Sonic Mania is not just another half-assed attempt, which is what I think about all of Sega’s attempts at Sonic games over the past 20 years (with the exception of Sonic the Hedgehog Pocket Adventure and Sonic Adventure). This time around, Sonic, his enemies, the stages, the platforms, the loop-de-loops, the bumpers, the designs, the music, and nearly anything else you can think of is being crafted in classic 16-bit fashion. It appears that every detail was given special consideration in respects to its ancestors on the Sega Genesis.
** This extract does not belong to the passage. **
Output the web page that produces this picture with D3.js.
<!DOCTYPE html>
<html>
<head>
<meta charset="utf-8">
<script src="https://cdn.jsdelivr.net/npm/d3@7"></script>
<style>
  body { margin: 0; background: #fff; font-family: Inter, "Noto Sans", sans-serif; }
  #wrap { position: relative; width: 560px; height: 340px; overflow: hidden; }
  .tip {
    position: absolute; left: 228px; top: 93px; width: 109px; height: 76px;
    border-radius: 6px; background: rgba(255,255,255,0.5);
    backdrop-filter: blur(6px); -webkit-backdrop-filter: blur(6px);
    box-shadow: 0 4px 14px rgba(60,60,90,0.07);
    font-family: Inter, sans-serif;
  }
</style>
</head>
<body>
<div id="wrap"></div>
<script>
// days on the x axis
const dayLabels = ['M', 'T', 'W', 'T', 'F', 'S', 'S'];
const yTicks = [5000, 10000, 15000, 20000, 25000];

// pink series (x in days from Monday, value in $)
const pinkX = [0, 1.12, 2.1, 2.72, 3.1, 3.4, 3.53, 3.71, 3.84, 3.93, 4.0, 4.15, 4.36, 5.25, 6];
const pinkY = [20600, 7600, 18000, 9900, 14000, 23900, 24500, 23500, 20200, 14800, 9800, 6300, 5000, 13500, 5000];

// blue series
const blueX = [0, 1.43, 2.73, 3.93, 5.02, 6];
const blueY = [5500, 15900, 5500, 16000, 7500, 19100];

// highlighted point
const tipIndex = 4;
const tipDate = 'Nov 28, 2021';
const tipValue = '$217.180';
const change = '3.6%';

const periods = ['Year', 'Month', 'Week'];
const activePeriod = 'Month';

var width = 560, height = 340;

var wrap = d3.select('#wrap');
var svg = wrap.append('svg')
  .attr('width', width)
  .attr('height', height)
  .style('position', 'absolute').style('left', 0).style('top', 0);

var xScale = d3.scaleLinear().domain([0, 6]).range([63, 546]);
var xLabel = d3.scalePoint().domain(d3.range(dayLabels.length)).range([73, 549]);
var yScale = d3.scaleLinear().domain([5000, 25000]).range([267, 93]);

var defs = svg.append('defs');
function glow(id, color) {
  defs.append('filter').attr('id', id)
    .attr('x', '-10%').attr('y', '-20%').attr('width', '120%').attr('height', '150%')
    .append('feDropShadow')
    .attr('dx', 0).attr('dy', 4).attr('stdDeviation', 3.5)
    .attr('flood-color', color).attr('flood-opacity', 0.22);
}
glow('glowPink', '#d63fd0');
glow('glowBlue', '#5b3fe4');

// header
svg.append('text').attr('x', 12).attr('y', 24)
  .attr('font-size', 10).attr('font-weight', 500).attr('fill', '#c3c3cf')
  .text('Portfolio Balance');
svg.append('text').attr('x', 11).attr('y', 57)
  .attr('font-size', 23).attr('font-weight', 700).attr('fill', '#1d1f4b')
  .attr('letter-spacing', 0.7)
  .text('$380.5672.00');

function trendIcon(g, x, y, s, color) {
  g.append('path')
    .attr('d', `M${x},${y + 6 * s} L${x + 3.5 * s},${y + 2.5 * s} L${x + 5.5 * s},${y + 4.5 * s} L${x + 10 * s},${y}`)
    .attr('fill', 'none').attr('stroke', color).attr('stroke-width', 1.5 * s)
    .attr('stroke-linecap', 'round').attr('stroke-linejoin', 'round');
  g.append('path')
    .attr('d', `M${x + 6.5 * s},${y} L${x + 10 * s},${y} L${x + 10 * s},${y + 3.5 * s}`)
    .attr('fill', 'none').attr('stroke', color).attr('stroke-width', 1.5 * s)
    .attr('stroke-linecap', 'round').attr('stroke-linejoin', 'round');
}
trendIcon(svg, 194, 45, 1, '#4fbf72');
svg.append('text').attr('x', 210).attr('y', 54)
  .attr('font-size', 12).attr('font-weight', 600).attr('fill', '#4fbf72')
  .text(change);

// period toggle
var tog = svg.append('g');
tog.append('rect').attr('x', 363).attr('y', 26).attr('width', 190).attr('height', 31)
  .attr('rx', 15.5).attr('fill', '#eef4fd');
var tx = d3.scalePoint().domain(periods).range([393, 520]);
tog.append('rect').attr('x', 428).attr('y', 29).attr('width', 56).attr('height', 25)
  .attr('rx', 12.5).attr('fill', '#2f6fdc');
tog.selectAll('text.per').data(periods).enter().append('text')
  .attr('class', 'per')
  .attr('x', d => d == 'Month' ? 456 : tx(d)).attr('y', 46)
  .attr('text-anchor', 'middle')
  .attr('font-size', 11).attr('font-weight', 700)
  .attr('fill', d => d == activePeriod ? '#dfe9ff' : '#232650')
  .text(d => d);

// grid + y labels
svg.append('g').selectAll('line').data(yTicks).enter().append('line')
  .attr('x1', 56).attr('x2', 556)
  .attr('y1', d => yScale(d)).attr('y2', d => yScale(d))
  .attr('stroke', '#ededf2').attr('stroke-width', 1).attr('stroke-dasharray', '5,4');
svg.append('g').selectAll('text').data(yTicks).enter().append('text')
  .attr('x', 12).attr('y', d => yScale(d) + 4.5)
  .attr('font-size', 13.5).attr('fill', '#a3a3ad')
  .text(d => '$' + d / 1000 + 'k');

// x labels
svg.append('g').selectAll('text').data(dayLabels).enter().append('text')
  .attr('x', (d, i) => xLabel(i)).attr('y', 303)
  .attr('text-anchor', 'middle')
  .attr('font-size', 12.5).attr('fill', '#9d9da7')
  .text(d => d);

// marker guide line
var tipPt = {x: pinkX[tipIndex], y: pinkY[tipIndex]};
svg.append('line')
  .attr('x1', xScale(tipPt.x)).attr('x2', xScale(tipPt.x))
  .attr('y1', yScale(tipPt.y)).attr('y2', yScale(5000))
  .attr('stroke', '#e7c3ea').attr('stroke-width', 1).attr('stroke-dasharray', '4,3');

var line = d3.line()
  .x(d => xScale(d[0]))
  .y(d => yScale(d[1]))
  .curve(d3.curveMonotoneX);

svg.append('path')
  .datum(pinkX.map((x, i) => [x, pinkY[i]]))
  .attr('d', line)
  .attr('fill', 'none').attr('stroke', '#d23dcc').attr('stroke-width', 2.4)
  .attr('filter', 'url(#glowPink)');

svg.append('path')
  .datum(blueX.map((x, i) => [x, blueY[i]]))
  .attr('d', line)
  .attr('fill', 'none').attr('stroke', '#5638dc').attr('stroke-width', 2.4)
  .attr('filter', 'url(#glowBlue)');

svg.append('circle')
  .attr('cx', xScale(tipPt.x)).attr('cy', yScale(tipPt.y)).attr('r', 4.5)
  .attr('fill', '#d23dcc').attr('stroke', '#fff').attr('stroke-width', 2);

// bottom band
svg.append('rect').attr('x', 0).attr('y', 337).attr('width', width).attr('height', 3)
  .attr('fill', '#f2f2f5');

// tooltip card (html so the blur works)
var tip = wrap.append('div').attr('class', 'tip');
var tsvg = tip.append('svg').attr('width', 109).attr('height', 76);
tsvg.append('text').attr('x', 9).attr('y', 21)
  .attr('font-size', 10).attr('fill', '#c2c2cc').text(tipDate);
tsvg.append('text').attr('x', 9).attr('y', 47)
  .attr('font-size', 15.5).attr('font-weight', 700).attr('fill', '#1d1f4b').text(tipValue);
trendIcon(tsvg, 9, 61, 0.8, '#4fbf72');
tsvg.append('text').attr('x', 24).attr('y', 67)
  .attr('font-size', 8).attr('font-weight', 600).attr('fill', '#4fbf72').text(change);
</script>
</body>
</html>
As long as the purchase price isn’t too steep, I truly believe Sonic Mania will be a commercial and critical success. I don’t see people wanting to spend more than $30 on a game designed to stir up your nostalgia. But if the price point is closer to $20, I believe people will instinctively flock to this game like the Salmon of Capistrano. Unfortunately for everyone, Sonic Mania‘s release is being pushed to Summer 2017 to further develop and tighten up the game. While fans will have to wait a little longer, releasing a game a little later is almost always better than releasing it before it is fully ready (looking at you Sega Saturn).
No matter which style of Sonic you are into, modern Sonic or classic 16-bit Sonic, 2017 is shaping up to be a fantastic year for all Sonic fans. And as far as which direction Sonic goes after both games release this year, we just want to see Sonic succeed! Because he has been down for far too long, and the Sonic Boom series was a serious mishandling of Sonic’s already tarnished brand.